**WORK TO COMPLETE:** Do not copy the pictures; transcribe all other material exactly.

**DATA SEGMENT:**
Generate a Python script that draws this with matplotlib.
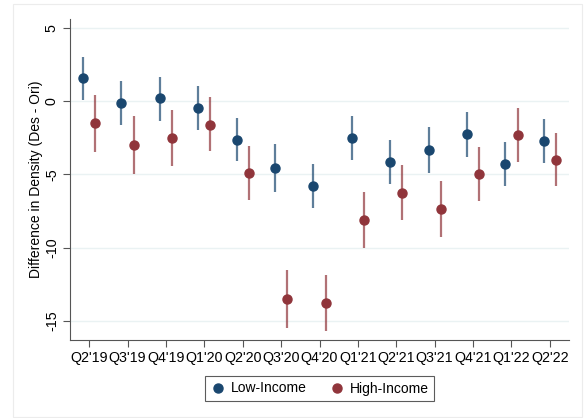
import numpy as np
import matplotlib
matplotlib.use('Agg')
import matplotlib.pyplot as plt
from matplotlib.lines import Line2D
from matplotlib.patches import Rectangle

plt.rcParams['font.family'] = ['Liberation Sans', 'DejaVu Sans']

quarters = ["Q2'19", "Q3'19", "Q4'19", "Q1'20", "Q2'20", "Q3'20", "Q4'20",
            "Q1'21", "Q2'21", "Q3'21", "Q4'21", "Q1'22", "Q2'22"]

# low-income estimates and 95% CI
low_est = [1.6, -0.1, 0.2, -0.45, -2.65, -4.55, -5.8, -2.5, -4.15, -3.35, -2.25, -4.3, -2.75]
low_hi = [3.0, 1.4, 1.65, 1.0, -1.15, -2.9, -4.3, -1.0, -2.65, -1.8, -0.75, -2.8, -1.25]
low_lo = [0.1, -1.6, -1.35, -2.0, -4.1, -6.2, -7.3, -4.0, -5.65, -4.9, -3.8, -5.8, -4.25]

# high-income estimates and 95% CI
high_est = [-1.5, -3.0, -2.5, -1.6, -4.9, -13.5, -13.8, -8.1, -6.25, -7.35, -4.95, -2.3, -4.0]
high_hi = [0.4, -1.05, -0.6, 0.25, -3.05, -11.5, -11.85, -6.2, -4.35, -5.45, -3.15, -0.5, -2.2]
high_lo = [-3.45, -5.0, -4.45, -3.4, -6.75, -15.5, -15.7, -10.0, -8.1, -9.25, -6.8, -4.15, -5.8]

navy = '#1a476f'
maroon = '#90353b'

fig = plt.figure(figsize=(5.85, 4.18), dpi=100)
fig.patches.append(Rectangle((13/585, 1/418), 569/585, 413/418, transform=fig.transFigure,
                             fill=False, edgecolor='#ececec', lw=0.8))
ax = fig.add_axes([70/585, 78/418, 499/585, 321/418])

x = np.arange(len(quarters))
off = 0.16

ax.vlines(x - off, low_lo, low_hi, color=navy, alpha=0.7, lw=1.6, zorder=2)
ax.plot(x - off, low_est, 'o', color=navy, ms=6.5, zorder=3)
ax.vlines(x + off, high_lo, high_hi, color=maroon, alpha=0.7, lw=1.6, zorder=2)
ax.plot(x + off, high_est, 'o', color=maroon, ms=6.5, zorder=3)

ax.set_xlim(-0.5, 12.5)
ax.set_ylim(-16.3, 5.6)
ax.set_xticks(x)
ax.set_xticklabels(quarters, fontsize=10.3)
ax.set_yticks([5, 0, -5, -10, -15])
ax.set_yticklabels(['5', '0', '-5', '-10', '-15'], rotation=90, va='center', fontsize=10.3)
ax.tick_params(axis='both', direction='out', length=5, width=0.8, color='#555555', pad=3)
ax.grid(axis='y', color='#eaf2f3', lw=1)
ax.set_axisbelow(True)
for s in ['top', 'right']:
    ax.spines[s].set_visible(False)
for s in ['left', 'bottom']:
    ax.spines[s].set_color('#555555')
    ax.spines[s].set_linewidth(0.8)
ax.set_ylabel('Difference in Density (Des - Ori)', fontsize=10, labelpad=1)

handles = [Line2D([], [], marker='o', ls='none', color=navy, ms=6.5),
           Line2D([], [], marker='o', ls='none', color=maroon, ms=6.5)]
leg = fig.legend(handles, ['Low-Income', 'High-Income'], loc='upper center',
                 bbox_to_anchor=(319.5/585, 1 - 369/418), ncol=2, fontsize=10,
                 frameon=True, fancybox=False, edgecolor='#333333', handletextpad=0.3,
                 columnspacing=1.6, borderpad=0.4, handlelength=1.2)
leg.get_frame().set_linewidth(0.8)

fig.savefig('out.png', dpi=100)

**COMPLETE ANSWER:**
Generate a Python script that draws this with matplotlib.
import numpy as np
import matplotlib
matplotlib.use('Agg')
import matplotlib.pyplot as plt
from matplotlib.lines import Line2D
from matplotlib.patches import Rectangle

plt.rcParams['font.family'] = ['Liberation Sans', 'DejaVu Sans']

quarters = ["Q2'19", "Q3'19", "Q4'19", "Q1'20", "Q2'20", "Q3'20", "Q4'20",
            "Q1'21", "Q2'21", "Q3'21", "Q4'21", "Q1'22", "Q2'22"]

# low-income estimates and 95% CI
low_est = [1.6, -0.1, 0.2, -0.45, -2.65, -4.55, -5.8, -2.5, -4.15, -3.35, -2.25, -4.3, -2.75]
low_hi = [3.0, 1.4, 1.65, 1.0, -1.15, -2.9, -4.3, -1.0, -2.65, -1.8, -0.75, -2.8, -1.25]
low_lo = [0.1, -1.6, -1.35, -2.0, -4.1, -6.2, -7.3, -4.0, -5.65, -4.9, -3.8, -5.8, -4.25]

# high-income estimates and 95% CI
high_est = [-1.5, -3.0, -2.5, -1.6, -4.9, -13.5, -13.8, -8.1, -6.25, -7.35, -4.95, -2.3, -4.0]
high_hi = [0.4, -1.05, -0.6, 0.25, -3.05, -11.5, -11.85, -6.2, -4.35, -5.45, -3.15, -0.5, -2.2]
high_lo = [-3.45, -5.0, -4.45, -3.4, -6.75, -15.5, -15.7, -10.0, -8.1, -9.25, -6.8, -4.15, -5.8]

navy = '#1a476f'
maroon = '#90353b'

fig = plt.figure(figsize=(5.85, 4.18), dpi=100)
fig.patches.append(Rectangle((13/585, 1/418), 569/585, 413/418, transform=fig.transFigure,
                             fill=False, edgecolor='#ececec', lw=0.8))
ax = fig.add_axes([70/585, 78/418, 499/585, 321/418])

x = np.arange(len(quarters))
off = 0.16

ax.vlines(x - off, low_lo, low_hi, color=navy, alpha=0.7, lw=1.6, zorder=2)
ax.plot(x - off, low_est, 'o', color=navy, ms=6.5, zorder=3)
ax.vlines(x + off, high_lo, high_hi, color=maroon, alpha=0.7, lw=1.6, zorder=2)
ax.plot(x + off, high_est, 'o', color=maroon, ms=6.5, zorder=3)

ax.set_xlim(-0.5, 12.5)
ax.set_ylim(-16.3, 5.6)
ax.set_xticks(x)
ax.set_xticklabels(quarters, fontsize=10.3)
ax.set_yticks([5, 0, -5, -10, -15])
ax.set_yticklabels(['5', '0', '-5', '-10', '-15'], rotation=90, va='center', fontsize=10.3)
ax.tick_params(axis='both', direction='out', length=5, width=0.8, color='#555555', pad=3)
ax.grid(axis='y', color='#eaf2f3', lw=1)
ax.set_axisbelow(True)
for s in ['top', 'right']:
    ax.spines[s].set_visible(False)
for s in ['left', 'bottom']:
    ax.spines[s].set_color('#555555')
    ax.spines[s].set_linewidth(0.8)
ax.set_ylabel('Difference in Density (Des - Ori)', fontsize=10, labelpad=1)

handles = [Line2D([], [], marker='o', ls='none', color=navy, ms=6.5),
           Line2D([], [], marker='o', ls='none', color=maroon, ms=6.5)]
leg = fig.legend(handles, ['Low-Income', 'High-Income'], loc='upper center',
                 bbox_to_anchor=(319.5/585, 1 - 369/418), ncol=2, fontsize=10,
                 frameon=True, fancybox=False, edgecolor='#333333', handletextpad=0.3,
                 columnspacing=1.6, borderpad=0.4, handlelength=1.2)
leg.get_frame().set_linewidth(0.8)

fig.savefig('out.png', dpi=100)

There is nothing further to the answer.